End malign influence of property speculation on the way we are governed

THE crisis in Irish financial institutions is an opportunity to end the malign influence of property development/speculation on how we are governed.

This long-running source of economic and political instability has now resulted in the citizens of this Republic being loaded with unknown liabilities that may last for years, just as we are still paying levies on insurance premia 25 years later arising from the collapse of PMPA.

The current weakness of Irish-owned financial institutions due to lending for property development is a factor driving the Government deposit/loan guarantee scheme.

At the same time, Government’s smug dependence on taxes arising from property transactions (VAT, stamp duty, PAYE/PRSI from a bloated house-building workforce and capital gains tax) has undermined public finances with a speed that has shocked the governing class. Low standards arising from ‘softness’ on property development (eg, the Mahon Tribunal, the Telecom affair, tax-breaks) pervades much else directly under the control of local and national government, eg, house-building standards, provision of clean water, planning primary schools.

It is now time to change the view that we can build a common prosperity by selling land and buildings to one another.

Fortunately, part of the solution has already been worked out for us.

In 1971, the then Fianna Fáil government appointed Judge John Kenny to consider, in the interests of the common good, possible measures for

(a) Controlling the price of land required for housing and other forms of development, and

(b) Ensuring that all or a substantial part of the increase in the value of land attributable to the decisions and the operations of public authorities… shall be secured for the benefit of the community.

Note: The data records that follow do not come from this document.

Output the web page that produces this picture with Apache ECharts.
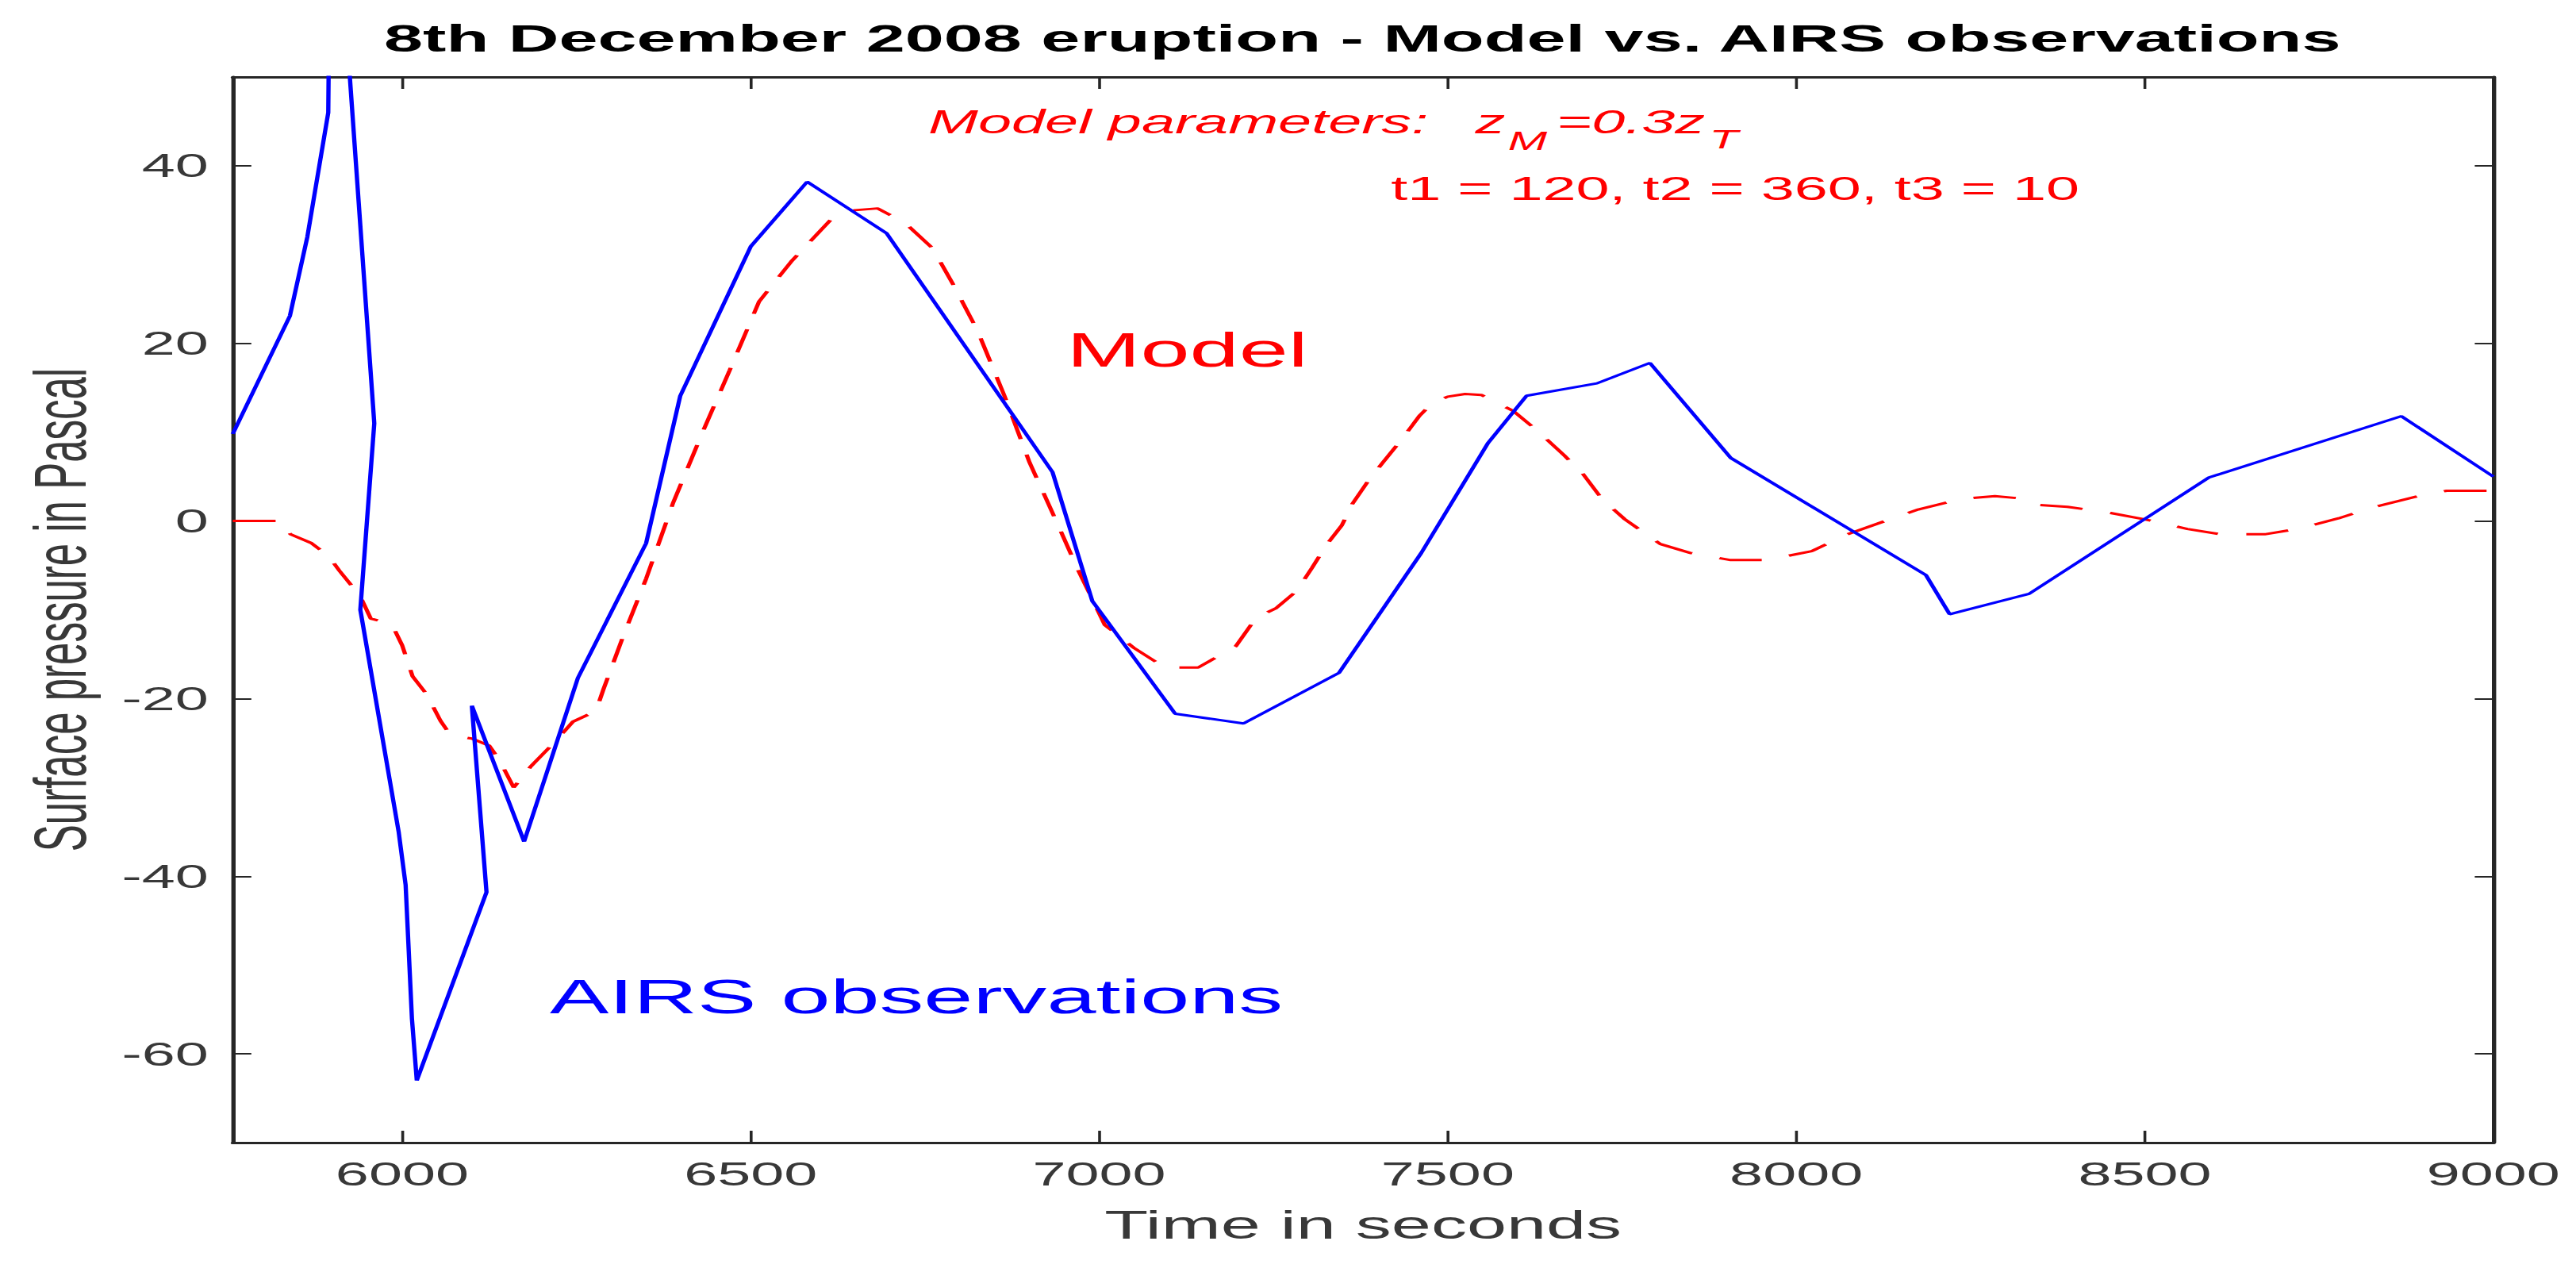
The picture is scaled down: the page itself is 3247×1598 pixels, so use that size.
<!DOCTYPE html>
<html>
<head>
<meta charset="utf-8">
<title>8th December 2008 eruption - Model vs. AIRS observations</title>
<script src="https://cdn.jsdelivr.net/npm/echarts@6.0.0/dist/echarts.min.js"></script>
<style>
  html, body { margin: 0; padding: 0; background: #fff; overflow: hidden; }
  /* the figure is drawn in a narrower frame and stretched sideways, like the original */
  #chart { width: 1804px; height: 1598px; transform: scaleX(1.8); transform-origin: 0 0; }
</style>
</head>
<body>
<div id="chart"></div>
<script>
// tick labels
var xTicks = [6000, 6500, 7000, 7500, 8000, 8500, 9000];
var yTicks = [-60, -40, -20, 0, 20, 40];

// AIRS observations (blue), time in s / pressure in Pa
var airsTime = [5757, 5839, 5864, 5894, 5898, 5960, 5940, 5995, 6005, 6014, 6021, 6121, 6100, 6175,
  6252, 6350, 6399, 6500, 6581, 6695, 6933, 6990, 7109, 7207, 7344, 7462, 7558, 7613, 7714, 7790,
  7906, 8186, 8220, 8334, 8592, 8868, 9000];
var airsPressure = [9.8, 23.1, 32, 46, 80, 11, -10, -35, -41, -56, -63, -41.8, -20.8, -36.1,
  -17.7, -2.5, 14.1, 30.9, 38.2, 32.4, 5.5, -9, -21.7, -22.8, -17.1, -3.6, 8.8, 14.1, 15.5, 17.8,
  7.1, -6.1, -10.5, -8.2, 4.9, 11.8, 5.0];

// Model (red dashed)
var modelTime = [5757, 5825, 5840, 5870, 5895, 5910, 5940, 5955, 5985, 6000, 6015, 6035, 6055, 6070,
  6100, 6125, 6140, 6160, 6185, 6220, 6245, 6278, 6289, 6317, 6350, 6389, 6431, 6470, 6512, 6558,
  6617, 6650, 6682, 6721, 6761, 6790, 6825, 6864, 6900, 6936, 6969, 7008, 7050, 7094, 7142, 7196,
  7225, 7254, 7283, 7305, 7326, 7348, 7363, 7384, 7406, 7435, 7460, 7478, 7500, 7525, 7548, 7594,
  7631, 7667, 7694, 7722, 7754, 7805, 7848, 7906, 7957, 8022, 8073, 8131, 8175, 8237, 8285, 8327,
  8347, 8389, 8451, 8499, 8561, 8609, 8672, 8719, 8778, 8826, 8892, 8933, 9000];
var modelPressure = [0, 0, -1.5, -2.5, -4, -5.6, -8.5, -11, -11.6, -14, -17.5, -19.5, -22.5, -24.2,
  -24.5, -25.3, -27, -30, -27.6, -24.8, -22.6, -21.4, -18.9, -13, -6.5, 2.1, 10, 17, 24.7, 29.2,
  34.1, 35, 35.2, 33.6, 30.7, 26.7, 21.5, 14.1, 6.6, 0.4, -5.4, -11.7, -14.3, -16.5, -16.5, -14.1,
  -10.9, -9.8, -7.9, -5.3, -2.7, -0.5, 1.9, 4.3, 6.5, 9.3, 11.9, 13.3, 14.0, 14.3, 14.2, 12.4,
  10, 7.4, 5.3, 2.4, 0.2, -2.6, -3.6, -4.4, -4.4, -3.4, -1.5, 0.1, 1.3, 2.5, 2.8, 2.5,
  1.8, 1.6, 0.9, 0.2, -0.9, -1.5, -1.5, -0.9, 0.3, 1.5, 2.8, 3.4, 3.4];

var FONT = '"Liberation Sans", Arial, Helvetica, sans-serif';
var AXIS_COLOR = '#262626';
var LABEL_COLOR = '#383838';

function pairs(xs, ys) {
  return xs.map(function (x, i) { return [x, ys[i]]; });
}

// plain numbers, no thousands separator
function plain(v) { return String(v); }

function xAxisCfg(pos, withLabels) {
  return {
    type: 'value',
    position: pos,
    min: 5757,
    max: 9000,
    splitLine: { show: false },
    axisLine: { show: true, onZero: false, lineStyle: { color: AXIS_COLOR, width: 3 } },
    axisTick: { show: true, inside: true, length: 15, customValues: xTicks,
      lineStyle: { color: AXIS_COLOR, width: 2 } },
    axisLabel: { show: withLabels, customValues: xTicks, margin: 19, formatter: plain,
      fontSize: 42, fontFamily: FONT, color: LABEL_COLOR },
    name: withLabels ? 'Time in seconds' : '',
    nameLocation: 'middle',
    nameGap: 78,
    nameTextStyle: { fontSize: 50, fontFamily: FONT, color: LABEL_COLOR }
  };
}

function yAxisCfg(pos, withLabels) {
  return {
    type: 'value',
    position: pos,
    min: -70,
    max: 50,
    splitLine: { show: false },
    axisLine: { show: true, onZero: false, lineStyle: { color: AXIS_COLOR, width: 3 } },
    axisTick: { show: true, inside: true, length: 13, customValues: yTicks,
      lineStyle: { color: AXIS_COLOR, width: 2 } },
    axisLabel: { show: withLabels, customValues: yTicks, margin: 17, formatter: plain,
      fontSize: 42, fontFamily: FONT, color: LABEL_COLOR },
    name: withLabels ? 'Surface pressure in Pascal' : '',
    nameLocation: 'middle',
    nameGap: 95,
    nameTextStyle: { fontSize: 51, fontFamily: FONT, color: LABEL_COLOR }
  };
}

function label(x, y, text, color, size, extra) {
  var style = {
    text: text, fill: color, fontSize: size, fontFamily: FONT,
    align: 'left', verticalAlign: 'middle'
  };
  for (var k in extra) style[k] = extra[k];
  return { type: 'text', x: x, y: y, z: 100, style: style };
}

var chart = echarts.init(document.getElementById('chart'), null, { renderer: 'svg' });

var option = {
  animation: false,
  backgroundColor: '#fff',
  grid: { left: 163, right: 58, top: 97, bottom: 158 },
  xAxis: [xAxisCfg('bottom', true), xAxisCfg('top', false)],
  yAxis: [yAxisCfg('left', true), yAxisCfg('right', false)],
  graphic: [
    label(954, 48, '8th December 2008 eruption - Model vs. AIRS observations', '#000', 49,
      { fontWeight: 'bold', align: 'center' }),
    label(650, 154, 'Model parameters:', '#ff0000', 42, { fontStyle: 'italic' }),
    label(1033, 154, 'z', '#ff0000', 42, { fontStyle: 'italic' }),
    label(1056, 178, 'M', '#ff0000', 33, { fontStyle: 'italic' }),
    label(1090, 154, '=0.3z', '#ff0000', 42, { fontStyle: 'italic' }),
    label(1197, 176, 'T', '#ff0000', 33, { fontStyle: 'italic' }),
    label(974, 238, 't1 = 120, t2 = 360, t3 = 10', '#ff0000', 42),
    label(747, 440, 'Model', '#ff0000', 62),
    label(385, 1255, 'AIRS observations', '#0000ff', 62)
  ],
  series: [
    {
      name: 'Model',
      type: 'line',
      data: pairs(modelTime, modelPressure),
      showSymbol: false,
      clip: true,
      lineStyle: { color: '#ff0000', width: 3, type: [30, 20] },
      z: 3
    },
    {
      name: 'AIRS observations',
      type: 'line',
      data: pairs(airsTime, airsPressure),
      showSymbol: false,
      clip: true,
      lineStyle: { color: '#0000ff', width: 3 },
      z: 4
    }
  ]
};

chart.setOption(option);
</script>
</body>
</html>
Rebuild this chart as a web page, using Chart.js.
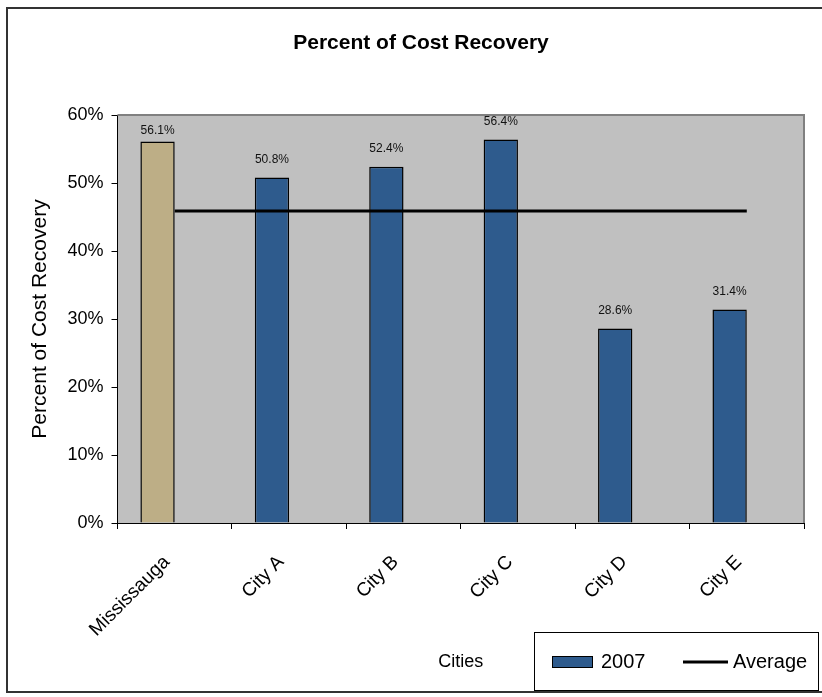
<!DOCTYPE html>
<html>
<head>
<meta charset="utf-8">
<script src="https://cdn.jsdelivr.net/npm/chart.js@4.4.1/dist/chart.umd.min.js"></script>
<style>
  html, body { margin: 0; padding: 0; background: #ffffff; }
  canvas { display: block; }
</style>
</head>
<body>
<canvas id="c" width="822" height="697"></canvas>
<script>
// ---- data ----
const categories = ['Mississauga', 'City A', 'City B', 'City C', 'City D', 'City E'];
const mississaugaValues = [56.1, null, null, null, null, null];
const cityValues2007 = [null, 50.8, 52.4, 56.4, 28.6, 31.4];
const averageValues = [45.9, 45.9, 45.9, 45.9, 45.9, 45.9];
const emptySlot = [null, null, null, null, null, null];
const yTicks = [0, 10, 20, 30, 40, 50, 60];
const chartTitle = 'Percent of Cost Recovery';

const FONT = 'Arial, "Liberation Sans", sans-serif';
const BLUE = '#2E5B8D';
const TAN = '#BDAE86';

const decor = {
  id: 'decor',
  beforeDraw(chart) {
    const { ctx, chartArea: a } = chart;
    ctx.save();
    ctx.fillStyle = '#C0C0C0';
    ctx.fillRect(a.left, a.top, a.right - a.left, a.bottom - a.top);
    ctx.restore();
  },
  beforeDatasetsDraw(chart) {
    const { ctx, chartArea: a } = chart;
    ctx.save();
    ctx.strokeStyle = '#808080';
    ctx.lineWidth = 2;
    ctx.beginPath();
    ctx.moveTo(a.left, a.top);
    ctx.lineTo(a.right, a.top);
    ctx.lineTo(a.right, a.bottom);
    ctx.stroke();
    ctx.restore();
  },
  afterDraw(chart) {
    const { ctx } = chart;
    ctx.save();
    // title
    ctx.fillStyle = '#000';
    ctx.font = 'bold 21px ' + FONT;
    ctx.textAlign = 'center';
    ctx.textBaseline = 'middle';
    ctx.fillText(chartTitle, 421, 43);
    // outer chart border
    ctx.strokeStyle = '#333333';
    ctx.lineWidth = 2;
    ctx.strokeRect(7, 8, 830, 684);
    // legend box
    ctx.strokeStyle = '#000000';
    ctx.lineWidth = 1;
    ctx.strokeRect(534.5, 632.5, 284, 58);
    // 2007 swatch
    const ds = chart.data.datasets[2];
    ctx.fillStyle = ds.backgroundColor;
    ctx.fillRect(552, 656, 41, 12);
    ctx.strokeRect(552.5, 656.5, 40, 11);
    ctx.fillStyle = '#000';
    ctx.font = '20px ' + FONT;
    ctx.textBaseline = 'middle';
    ctx.textAlign = 'left';
    ctx.fillText(ds.label, 601, 662);
    // Average line
    const ls = chart.data.datasets[0];
    ctx.strokeStyle = ls.borderColor;
    ctx.lineWidth = 3;
    ctx.beginPath();
    ctx.moveTo(683, 662);
    ctx.lineTo(728, 662);
    ctx.stroke();
    ctx.fillText(ls.label, 733, 662);
    ctx.restore();
  }
};

const barLabels = {
  id: 'barLabels',
  afterDatasetsDraw(chart) {
    const { ctx } = chart;
    ctx.save();
    ctx.font = '12px ' + FONT;
    ctx.fillStyle = '#111';
    ctx.textAlign = 'center';
    ctx.textBaseline = 'middle';
    chart.data.datasets.forEach((ds, di) => {
      if (ds.type !== 'bar' || ds.labelGap === undefined) return;
      const meta = chart.getDatasetMeta(di);
      meta.data.forEach((el, i) => {
        const v = ds.data[i];
        if (v === null || v === undefined) return;
        ctx.fillText(v.toFixed(1) + '%', el.x, el.y - ds.labelGap);
      });
    });
    ctx.restore();
  }
};

new Chart(document.getElementById('c'), {
  data: {
    labels: categories,
    datasets: [
      {
        type: 'line', label: 'Average', data: averageValues,
        borderColor: '#000000', borderWidth: 3, pointRadius: 0, fill: false
      },
      {
        type: 'bar', label: 'Mississauga', data: mississaugaValues, stack: 's1',
        backgroundColor: TAN, borderColor: '#000', borderWidth: 1.5, labelGap: 11
      },
      {
        type: 'bar', label: '2007', data: cityValues2007, stack: 's1',
        backgroundColor: BLUE, borderColor: '#000', borderWidth: 1.5, labelGap: 18
      },
      {
        type: 'bar', label: '', data: emptySlot, stack: 's2',
        backgroundColor: 'rgba(0,0,0,0)'
      }
    ]
  },
  options: {
    responsive: false,
    animation: false,
    layout: { padding: { left: 0, right: 18, top: 115, bottom: 0 } },
    datasets: { bar: { categoryPercentage: 0.6, barPercentage: 1.0 } },
    plugins: {
      legend: { display: false },
      tooltip: { enabled: false },
      title: { display: false }
    },
    scales: {
      x: {
        grid: { drawOnChartArea: false, drawTicks: true, tickLength: 6, color: '#000' },
        border: { display: true, color: '#000', width: 1 },
        ticks: {
          autoSkip: false, minRotation: 45, maxRotation: 45, padding: 22, labelOffset: -8,
          color: '#000', font: { family: FONT, size: 19 }
        },
        title: {
          display: true, text: 'Cities', color: '#000',
          font: { family: FONT, size: 18 }, padding: { top: 0, bottom: 24.2 }
        },
        afterFit(s) { s.height = 174; }
      },
      y: {
        min: 0, max: 60,
        afterBuildTicks(s) { s.ticks = yTicks.map(v => ({ value: v })); },
        grid: { drawOnChartArea: false, drawTicks: true, tickLength: 6, color: '#000' },
        border: { display: true, color: '#000', width: 1 },
        ticks: {
          padding: 8, color: '#000', font: { family: FONT, size: 18 },
          callback: (v) => v + '%'
        },
        title: {
          display: true, text: 'Percent of Cost Recovery', color: '#000',
          font: { family: FONT, size: 21 }, padding: { top: 27.4, bottom: 0 }
        },
        afterFit(s) { s.width = 117.5; }
      }
    }
  },
  plugins: [decor, barLabels]
});
</script>
</body>
</html>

Let us limit the scope for excess by government and financial institutions by controlling the price of building as Judge Kenny recommended. If it needs a referendum to copperfasten the constitutionality of any legislation for the measures needed, then this is just as important as another on the Lisbon Treaty.

This is the least the ruling class can do now that we, through the Government, have given huge guarantees to sectors that have over-reached their abilities. We do not deserve the hard landing that the self-satisfied networks of Government, financial institutions and property development have now made for us.